* [WHAT IS EXPECTED]: Everything from the first line of the data through the line with "1.060, 0.907, 0.767, 0.653, 0.583]" is to be echoed exactly, minus the pictures.

>>

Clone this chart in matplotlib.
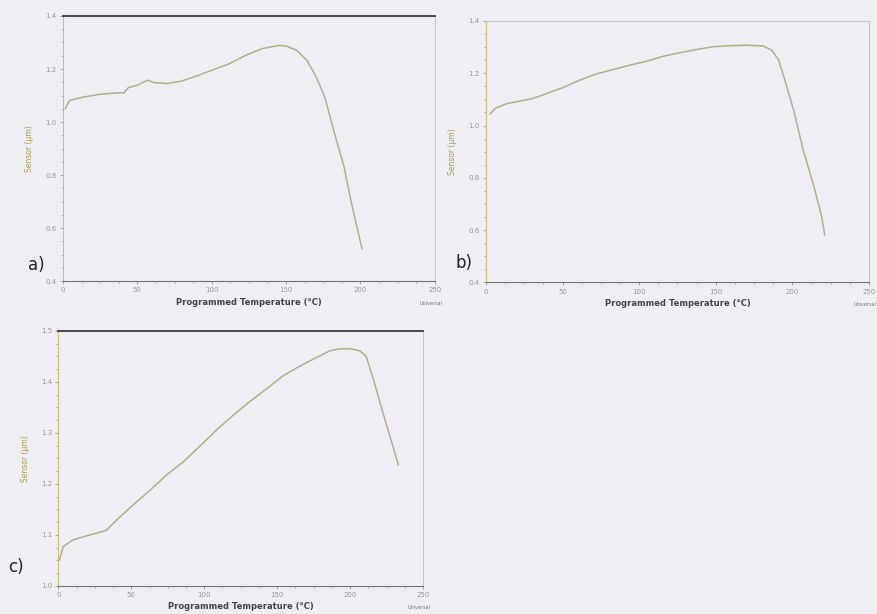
import matplotlib.pyplot as plt
from matplotlib.ticker import AutoMinorLocator

# Panel a)
temp_a = [1.6, 4.5, 13.6, 25, 36, 41, 44, 50, 57, 61, 70, 80, 91, 100, 111, 123, 134,
          145, 150, 157, 164, 170, 176, 182, 189, 194, 201]
sens_a = [1.051, 1.082, 1.094, 1.105, 1.110, 1.110, 1.130, 1.139, 1.158, 1.149, 1.145,
          1.155, 1.176, 1.195, 1.218, 1.252, 1.277, 1.289, 1.287, 1.271, 1.233, 1.173,
          1.095, 0.969, 0.831, 0.693, 0.523]

# Panel b)
temp_b = [2.8, 6, 13.7, 22, 31, 40, 50.7, 61.5, 72, 83, 94, 105, 116, 127, 138, 148,
          159, 170, 181, 186.5, 191, 195, 200.7, 207, 214, 219, 221]
sens_b = [1.044, 1.065, 1.084, 1.093, 1.104, 1.123, 1.146, 1.174, 1.197, 1.214, 1.231,
          1.246, 1.265, 1.279, 1.291, 1.301, 1.305, 1.307, 1.304, 1.288, 1.250, 1.174,
          1.060, 0.907, 0.767, 0.653, 0.583]

# Panel c)
temp_c = [0.7, 3.4, 10, 19.4, 28.5, 33, 40, 51, 63, 74, 85.6, 97, 108.5, 120, 131, 143,
          154, 165.5, 177, 186, 193, 200, 206.6, 211, 216, 222.6, 228, 233]
sens_c = [1.050, 1.077, 1.090, 1.098, 1.105, 1.109, 1.129, 1.158, 1.188, 1.217, 1.243,
          1.274, 1.306, 1.335, 1.361, 1.387, 1.412, 1.431, 1.448, 1.461, 1.465, 1.465,
          1.461, 1.450, 1.404, 1.338, 1.286, 1.237]

bg = "#eeeef4"
curve = "#b3b08a"

fig = plt.figure(figsize=(8.77, 6.14), dpi=100, facecolor=bg)

# rect, x, y, ylim, yticks, tag, tag position, dark top line
panels = [
    ([0.0718, 0.542, 0.424, 0.432], temp_a, sens_a, (0.4, 1.4),
     [0.4, 0.6, 0.8, 1.0, 1.2, 1.4], "a)", (-0.05, 0.06), True),
    ([0.554, 0.540, 0.437, 0.426], temp_b, sens_b, (0.4, 1.4),
     [0.4, 0.6, 0.8, 1.0, 1.2, 1.4], "b)", (-0.035, 0.075), False),
    ([0.0665, 0.046, 0.416, 0.415], temp_c, sens_c, (1.0, 1.5),
     [1.0, 1.1, 1.2, 1.3, 1.4, 1.5], "c)", (-0.095, 0.075), True),
]

for rect, x, y, ylim, yticks, tag, tagpos, dark_top in panels:
    ax = fig.add_axes(rect)
    ax.set_facecolor(bg)
    ax.plot(x, y, color=curve, linewidth=1.1)
    ax.set_xlim(0, 250)
    ax.set_ylim(*ylim)
    ax.set_xticks([0, 50, 100, 150, 200, 250])
    ax.set_yticks(yticks)
    ax.set_yticklabels([f"{v:.1f}" for v in yticks])
    ax.xaxis.set_minor_locator(AutoMinorLocator(4))
    ax.yaxis.set_minor_locator(AutoMinorLocator(4))
    ax.tick_params(which="both", direction="out", colors="#9a9a9a", labelsize=5, pad=2)
    ax.tick_params(which="major", length=2.5, width=0.6)
    ax.tick_params(which="minor", length=1.5, width=0.5)
    ax.spines["left"].set_color("#c8c27a")
    ax.spines["bottom"].set_color("#707070")
    ax.spines["right"].set_color("#c8c8cc")
    if dark_top:
        ax.spines["top"].set_color("#3a3a3a")
        ax.spines["top"].set_linewidth(1.3)
    else:
        ax.spines["top"].set_color("#c8c8cc")
    ax.set_ylabel("Sensor (µm)", color="#a8a050", fontsize=5.5, labelpad=8)
    ax.set_xlabel("Programmed Temperature (°C)", fontsize=6, fontweight="bold",
                  color="#444444", labelpad=3)
    ax.text(1.02, -0.075, "Universal", transform=ax.transAxes, fontsize=3.5,
            color="#777777", ha="right", va="top")
    ax.text(tagpos[0], tagpos[1], tag, transform=ax.transAxes, fontsize=12,
            color="#222222", ha="right", va="center")

fig.savefig("out.png", dpi=100, facecolor=bg)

<<

* [SOLVED PROBLEM]:
Clone this chart in matplotlib.
import matplotlib.pyplot as plt
from matplotlib.ticker import AutoMinorLocator

# Panel a)
temp_a = [1.6, 4.5, 13.6, 25, 36, 41, 44, 50, 57, 61, 70, 80, 91, 100, 111, 123, 134,
          145, 150, 157, 164, 170, 176, 182, 189, 194, 201]
sens_a = [1.051, 1.082, 1.094, 1.105, 1.110, 1.110, 1.130, 1.139, 1.158, 1.149, 1.145,
          1.155, 1.176, 1.195, 1.218, 1.252, 1.277, 1.289, 1.287, 1.271, 1.233, 1.173,
          1.095, 0.969, 0.831, 0.693, 0.523]

# Panel b)
temp_b = [2.8, 6, 13.7, 22, 31, 40, 50.7, 61.5, 72, 83, 94, 105, 116, 127, 138, 148,
          159, 170, 181, 186.5, 191, 195, 200.7, 207, 214, 219, 221]
sens_b = [1.044, 1.065, 1.084, 1.093, 1.104, 1.123, 1.146, 1.174, 1.197, 1.214, 1.231,
          1.246, 1.265, 1.279, 1.291, 1.301, 1.305, 1.307, 1.304, 1.288, 1.250, 1.174,
          1.060, 0.907, 0.767, 0.653, 0.583]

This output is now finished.